» Source material
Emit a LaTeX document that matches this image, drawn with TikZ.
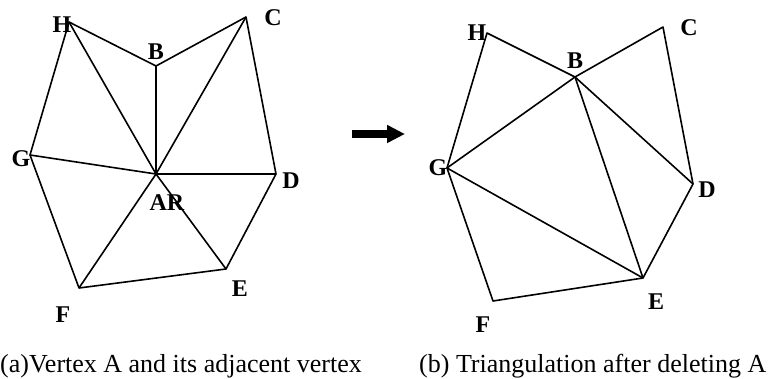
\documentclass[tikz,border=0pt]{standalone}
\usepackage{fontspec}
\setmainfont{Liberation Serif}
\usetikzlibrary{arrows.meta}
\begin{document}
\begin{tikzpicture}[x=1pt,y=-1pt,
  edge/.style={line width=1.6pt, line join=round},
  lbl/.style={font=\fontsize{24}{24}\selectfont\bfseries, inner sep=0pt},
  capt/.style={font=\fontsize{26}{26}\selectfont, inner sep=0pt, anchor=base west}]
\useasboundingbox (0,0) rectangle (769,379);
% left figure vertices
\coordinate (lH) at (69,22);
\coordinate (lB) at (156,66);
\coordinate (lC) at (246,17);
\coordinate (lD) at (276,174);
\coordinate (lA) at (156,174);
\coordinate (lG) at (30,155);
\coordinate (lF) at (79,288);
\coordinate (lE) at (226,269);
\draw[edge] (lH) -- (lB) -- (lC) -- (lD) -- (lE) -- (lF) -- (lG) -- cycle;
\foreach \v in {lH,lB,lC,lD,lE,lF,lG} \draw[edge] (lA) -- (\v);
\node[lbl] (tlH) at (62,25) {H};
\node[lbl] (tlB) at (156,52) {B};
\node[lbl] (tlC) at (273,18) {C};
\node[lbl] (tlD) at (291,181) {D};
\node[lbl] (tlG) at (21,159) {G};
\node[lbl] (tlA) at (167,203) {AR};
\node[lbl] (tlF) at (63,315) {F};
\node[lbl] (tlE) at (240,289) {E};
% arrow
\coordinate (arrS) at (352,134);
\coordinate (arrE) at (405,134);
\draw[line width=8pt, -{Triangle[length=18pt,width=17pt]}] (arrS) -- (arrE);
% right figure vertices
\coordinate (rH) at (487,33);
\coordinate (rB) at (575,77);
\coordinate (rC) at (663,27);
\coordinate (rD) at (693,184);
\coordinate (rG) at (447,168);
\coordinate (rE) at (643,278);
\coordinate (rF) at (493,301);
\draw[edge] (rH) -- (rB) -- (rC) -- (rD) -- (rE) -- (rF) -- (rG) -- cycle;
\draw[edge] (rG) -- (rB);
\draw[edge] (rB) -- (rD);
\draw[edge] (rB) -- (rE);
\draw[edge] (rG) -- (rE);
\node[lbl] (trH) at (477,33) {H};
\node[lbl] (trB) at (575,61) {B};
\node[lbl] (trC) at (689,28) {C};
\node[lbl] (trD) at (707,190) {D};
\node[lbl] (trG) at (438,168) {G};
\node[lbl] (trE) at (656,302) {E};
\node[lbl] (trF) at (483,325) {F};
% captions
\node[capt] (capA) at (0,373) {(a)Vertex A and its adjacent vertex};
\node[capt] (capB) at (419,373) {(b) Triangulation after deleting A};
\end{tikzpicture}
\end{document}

» Stated task
Quote the preceding listing precisely and completely, omitting its images.

» Written reply
Emit a LaTeX document that matches this image, drawn with TikZ.
\documentclass[tikz,border=0pt]{standalone}
\usepackage{fontspec}
\setmainfont{Liberation Serif}
\usetikzlibrary{arrows.meta}
\begin{document}
\begin{tikzpicture}[x=1pt,y=-1pt,
  edge/.style={line width=1.6pt, line join=round},
  lbl/.style={font=\fontsize{24}{24}\selectfont\bfseries, inner sep=0pt},
  capt/.style={font=\fontsize{26}{26}\selectfont, inner sep=0pt, anchor=base west}]
\useasboundingbox (0,0) rectangle (769,379);
% left figure vertices
\coordinate (lH) at (69,22);
\coordinate (lB) at (156,66);
\coordinate (lC) at (246,17);
\coordinate (lD) at (276,174);
\coordinate (lA) at (156,174);
\coordinate (lG) at (30,155);
\coordinate (lF) at (79,288);
\coordinate (lE) at (226,269);
\draw[edge] (lH) -- (lB) -- (lC) -- (lD) -- (lE) -- (lF) -- (lG) -- cycle;
\foreach \v in {lH,lB,lC,lD,lE,lF,lG} \draw[edge] (lA) -- (\v);
\node[lbl] (tlH) at (62,25) {H};
\node[lbl] (tlB) at (156,52) {B};
\node[lbl] (tlC) at (273,18) {C};
\node[lbl] (tlD) at (291,181) {D};
\node[lbl] (tlG) at (21,159) {G};
\node[lbl] (tlA) at (167,203) {AR};
\node[lbl] (tlF) at (63,315) {F};
\node[lbl] (tlE) at (240,289) {E};
% arrow
\coordinate (arrS) at (352,134);
\coordinate (arrE) at (405,134);
\draw[line width=8pt, -{Triangle[length=18pt,width=17pt]}] (arrS) -- (arrE);
% right figure vertices
\coordinate (rH) at (487,33);
\coordinate (rB) at (575,77);
\coordinate (rC) at (663,27);
\coordinate (rD) at (693,184);
\coordinate (rG) at (447,168);
\coordinate (rE) at (643,278);
\coordinate (rF) at (493,301);
\draw[edge] (rH) -- (rB) -- (rC) -- (rD) -- (rE) -- (rF) -- (rG) -- cycle;
\draw[edge] (rG) -- (rB);
\draw[edge] (rB) -- (rD);
\draw[edge] (rB) -- (rE);
\draw[edge] (rG) -- (rE);
\node[lbl] (trH) at (477,33) {H};
\node[lbl] (trB) at (575,61) {B};
\node[lbl] (trC) at (689,28) {C};
\node[lbl] (trD) at (707,190) {D};
\node[lbl] (trG) at (438,168) {G};
\node[lbl] (trE) at (656,302) {E};
\node[lbl] (trF) at (483,325) {F};
% captions
\node[capt] (capA) at (0,373) {(a)Vertex A and its adjacent vertex};
\node[capt] (capB) at (419,373) {(b) Triangulation after deleting A};
\end{tikzpicture}
\end{document}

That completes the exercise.